━━━ DATA SEGMENT ━━━
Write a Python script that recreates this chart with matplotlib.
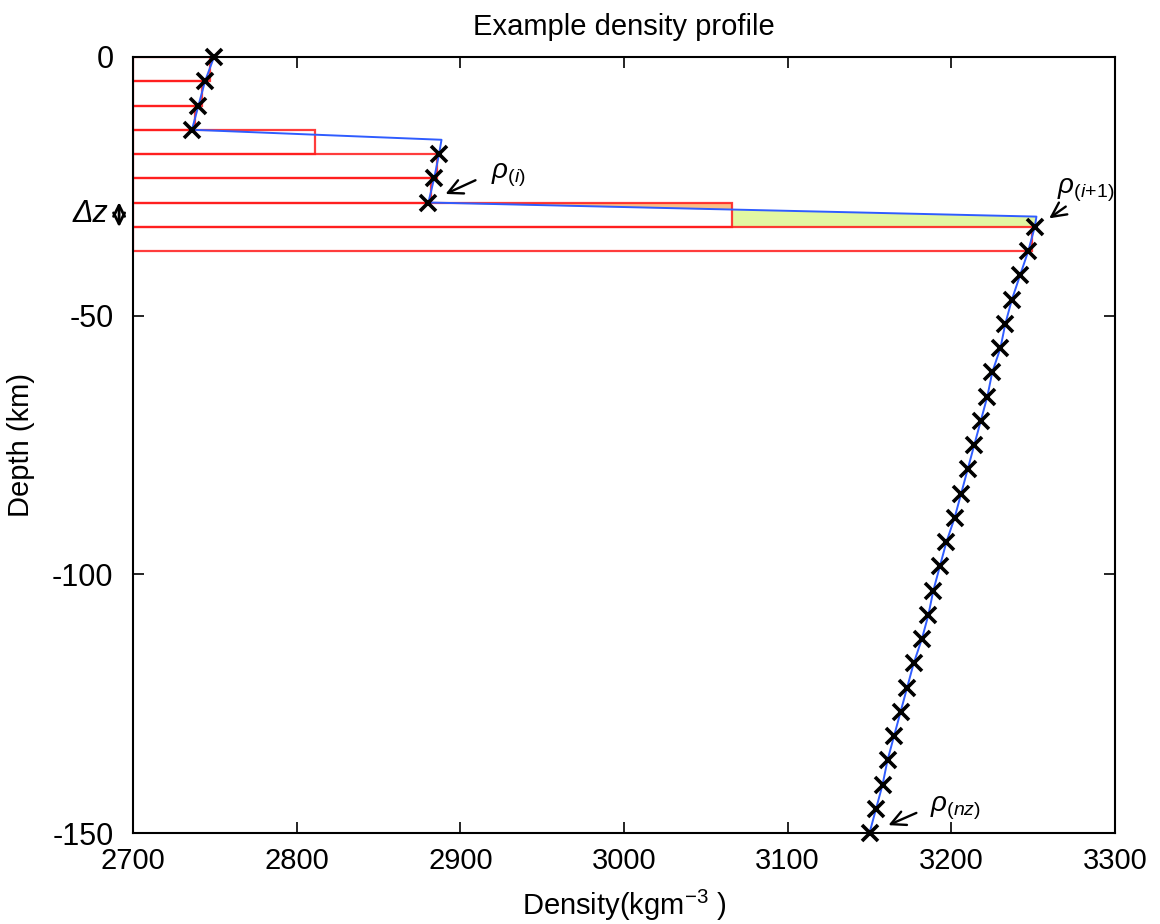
import numpy as np
import matplotlib
matplotlib.use('Agg')
import matplotlib.pyplot as plt
from matplotlib.patches import Rectangle

plt.rcParams['font.family'] = ['Liberation Sans', 'DejaVu Sans']
plt.rcParams['axes.unicode_minus'] = False
plt.rcParams['mathtext.fontset'] = 'custom'
plt.rcParams['mathtext.rm'] = 'Liberation Sans'
plt.rcParams['mathtext.it'] = 'Liberation Sans:italic'

# model grid (km) and sampled density (kg/m^3)
depth = [0, -4.6875, -9.375, -14.0625, -18.75, -23.4375, -28.125, -32.8125,
         -37.5, -42.1875, -46.875, -51.5625, -56.25, -60.9375, -65.625, -70.3125,
         -75, -79.6875, -84.375, -89.0625, -93.75, -98.4375, -103.125, -107.8125,
         -112.5, -117.1875, -121.875, -126.5625, -131.25, -135.9375, -140.625,
         -145.3125, -150]
rho = [2749.5, 2744, 2740, 2736,
       2887, 2884, 2880.5,
       3251, 3247, 3242, 3237, 3233, 3230, 3225, 3222, 3218, 3214, 3210, 3206,
       3202, 3197, 3193, 3189, 3186, 3182, 3177, 3173, 3169, 3165, 3161, 3158,
       3154, 3150]

# true profile points at the two interfaces
iface_rho = [2888.5, 3252]
iface_z = [-16.0, -30.85]

nlayers_shown = 8
i_layer = 6   # layer with rho_(i) on top

blue_rho = rho[:4] + [iface_rho[0]] + rho[4:7] + [iface_rho[1]] + rho[7:]
blue_z = depth[:4] + [iface_z[0]] + depth[4:7] + [iface_z[1]] + depth[7:]

fig = plt.figure(figsize=(11.6, 9.24), dpi=100)
ax = fig.add_axes([133/1160, 1-833/924, (1115-133)/1160, (833-57)/924])

# layer boxes, width = mean density of the two bounding samples
for k in range(nlayers_shown):
    w = 0.5*(rho[k] + rho[k+1])
    ax.add_patch(Rectangle((2700, depth[k+1]), w-2700, depth[k]-depth[k+1],
                           fill=False, edgecolor='#ff1a1a', lw=1.6, alpha=0.85, zorder=2))

# excess / deficit shading in layer i
w_i = 0.5*(rho[i_layer] + rho[i_layer+1])
seg_x = [rho[i_layer], iface_rho[1]]
seg_z = [depth[i_layer], iface_z[1]]
xo = np.linspace(rho[i_layer], w_i, 50)
ax.fill_between(xo, np.interp(xo, seg_x, seg_z), depth[i_layer],
                color='#fbbf86', lw=0, zorder=1)
xg = np.linspace(w_i, rho[i_layer+1], 50)
ax.fill_between(xg, np.interp(xg, seg_x, seg_z), depth[i_layer+1],
                color='#e2f7a2', lw=0, zorder=1)

ax.plot(blue_rho, blue_z, color='#2f5cff', lw=1.4, zorder=3)
ax.plot(rho, depth, 'x', color='black', ms=12, mew=2.6, zorder=4, clip_on=False)

# annotations
arr = dict(arrowstyle='->', color='black', lw=1.7, mutation_scale=26)
ax.annotate('', xy=(2889.4, -26.7), xytext=(2910.8, -23.6), arrowprops=arr)
ax.text(2919, -23.4, r'$\rho_{(i)}$', fontsize=20, ha='left', va='baseline')
ax.annotate('', xy=(3258.4, -31.5), xytext=(3271.3, -28.6), arrowprops=arr,
            annotation_clip=False)
ax.text(3264.5, -26.3, r'$\rho_{(i\!+\!1)}$', fontsize=20, ha='left', va='baseline')
ax.annotate('', xy=(3160, -148.7), xytext=(3180.2, -145.9), arrowprops=arr)
ax.text(3187, -145.9, r'$\rho_{(nz)}$', fontsize=20, ha='left', va='baseline')

# delta z marker
ax.annotate('', xy=(2691.5, depth[6]+0.6), xytext=(2691.5, depth[7]-0.6),
            arrowprops=dict(arrowstyle='<->', color='black', lw=2, mutation_scale=20),
            annotation_clip=False)
ax.text(2685, -30.4, '\u0394z', fontsize=22, style='italic', ha='right', va='center')

ax.set_xlim(2700, 3300)
ax.set_ylim(-150, 0)
ax.set_xticks(np.arange(2700, 3301, 100))
ax.set_yticks([-150, -100, -50, 0])
ax.tick_params(direction='in', length=8, width=1.2, top=True, right=True, labelsize=21)
ax.tick_params(axis='x', pad=10)
ax.tick_params(axis='y', pad=14, labelsize=22)
for s in ax.spines.values():
    s.set_linewidth(1.5)

ax.set_title('Example density profile', fontsize=21, pad=16)
ax.set_xlabel(r'Density(kgm$^{-3}$ )', fontsize=21, labelpad=9)
ax.set_ylabel('Depth (km)', fontsize=21, labelpad=12)

plt.savefig('out.png', dpi=100)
━━━
* PROBLEM *
Give every line back word for word and leave the pictures out.

* ANSWER IN FULL *
Write a Python script that recreates this chart with matplotlib.
import numpy as np
import matplotlib
matplotlib.use('Agg')
import matplotlib.pyplot as plt
from matplotlib.patches import Rectangle

plt.rcParams['font.family'] = ['Liberation Sans', 'DejaVu Sans']
plt.rcParams['axes.unicode_minus'] = False
plt.rcParams['mathtext.fontset'] = 'custom'
plt.rcParams['mathtext.rm'] = 'Liberation Sans'
plt.rcParams['mathtext.it'] = 'Liberation Sans:italic'

# model grid (km) and sampled density (kg/m^3)
depth = [0, -4.6875, -9.375, -14.0625, -18.75, -23.4375, -28.125, -32.8125,
         -37.5, -42.1875, -46.875, -51.5625, -56.25, -60.9375, -65.625, -70.3125,
         -75, -79.6875, -84.375, -89.0625, -93.75, -98.4375, -103.125, -107.8125,
         -112.5, -117.1875, -121.875, -126.5625, -131.25, -135.9375, -140.625,
         -145.3125, -150]
rho = [2749.5, 2744, 2740, 2736,
       2887, 2884, 2880.5,
       3251, 3247, 3242, 3237, 3233, 3230, 3225, 3222, 3218, 3214, 3210, 3206,
       3202, 3197, 3193, 3189, 3186, 3182, 3177, 3173, 3169, 3165, 3161, 3158,
       3154, 3150]

# true profile points at the two interfaces
iface_rho = [2888.5, 3252]
iface_z = [-16.0, -30.85]

nlayers_shown = 8
i_layer = 6   # layer with rho_(i) on top

blue_rho = rho[:4] + [iface_rho[0]] + rho[4:7] + [iface_rho[1]] + rho[7:]
blue_z = depth[:4] + [iface_z[0]] + depth[4:7] + [iface_z[1]] + depth[7:]

fig = plt.figure(figsize=(11.6, 9.24), dpi=100)
ax = fig.add_axes([133/1160, 1-833/924, (1115-133)/1160, (833-57)/924])

# layer boxes, width = mean density of the two bounding samples
for k in range(nlayers_shown):
    w = 0.5*(rho[k] + rho[k+1])
    ax.add_patch(Rectangle((2700, depth[k+1]), w-2700, depth[k]-depth[k+1],
                           fill=False, edgecolor='#ff1a1a', lw=1.6, alpha=0.85, zorder=2))

# excess / deficit shading in layer i
w_i = 0.5*(rho[i_layer] + rho[i_layer+1])
seg_x = [rho[i_layer], iface_rho[1]]
seg_z = [depth[i_layer], iface_z[1]]
xo = np.linspace(rho[i_layer], w_i, 50)
ax.fill_between(xo, np.interp(xo, seg_x, seg_z), depth[i_layer],
                color='#fbbf86', lw=0, zorder=1)
xg = np.linspace(w_i, rho[i_layer+1], 50)
ax.fill_between(xg, np.interp(xg, seg_x, seg_z), depth[i_layer+1],
                color='#e2f7a2', lw=0, zorder=1)

ax.plot(blue_rho, blue_z, color='#2f5cff', lw=1.4, zorder=3)
ax.plot(rho, depth, 'x', color='black', ms=12, mew=2.6, zorder=4, clip_on=False)

# annotations
arr = dict(arrowstyle='->', color='black', lw=1.7, mutation_scale=26)
ax.annotate('', xy=(2889.4, -26.7), xytext=(2910.8, -23.6), arrowprops=arr)
ax.text(2919, -23.4, r'$\rho_{(i)}$', fontsize=20, ha='left', va='baseline')
ax.annotate('', xy=(3258.4, -31.5), xytext=(3271.3, -28.6), arrowprops=arr,
            annotation_clip=False)
ax.text(3264.5, -26.3, r'$\rho_{(i\!+\!1)}$', fontsize=20, ha='left', va='baseline')
ax.annotate('', xy=(3160, -148.7), xytext=(3180.2, -145.9), arrowprops=arr)
ax.text(3187, -145.9, r'$\rho_{(nz)}$', fontsize=20, ha='left', va='baseline')

# delta z marker
ax.annotate('', xy=(2691.5, depth[6]+0.6), xytext=(2691.5, depth[7]-0.6),
            arrowprops=dict(arrowstyle='<->', color='black', lw=2, mutation_scale=20),
            annotation_clip=False)
ax.text(2685, -30.4, '\u0394z', fontsize=22, style='italic', ha='right', va='center')

ax.set_xlim(2700, 3300)
ax.set_ylim(-150, 0)
ax.set_xticks(np.arange(2700, 3301, 100))
ax.set_yticks([-150, -100, -50, 0])
ax.tick_params(direction='in', length=8, width=1.2, top=True, right=True, labelsize=21)
ax.tick_params(axis='x', pad=10)
ax.tick_params(axis='y', pad=14, labelsize=22)
for s in ax.spines.values():
    s.set_linewidth(1.5)

ax.set_title('Example density profile', fontsize=21, pad=16)
ax.set_xlabel(r'Density(kgm$^{-3}$ )', fontsize=21, labelpad=9)
ax.set_ylabel('Depth (km)', fontsize=21, labelpad=12)

plt.savefig('out.png', dpi=100)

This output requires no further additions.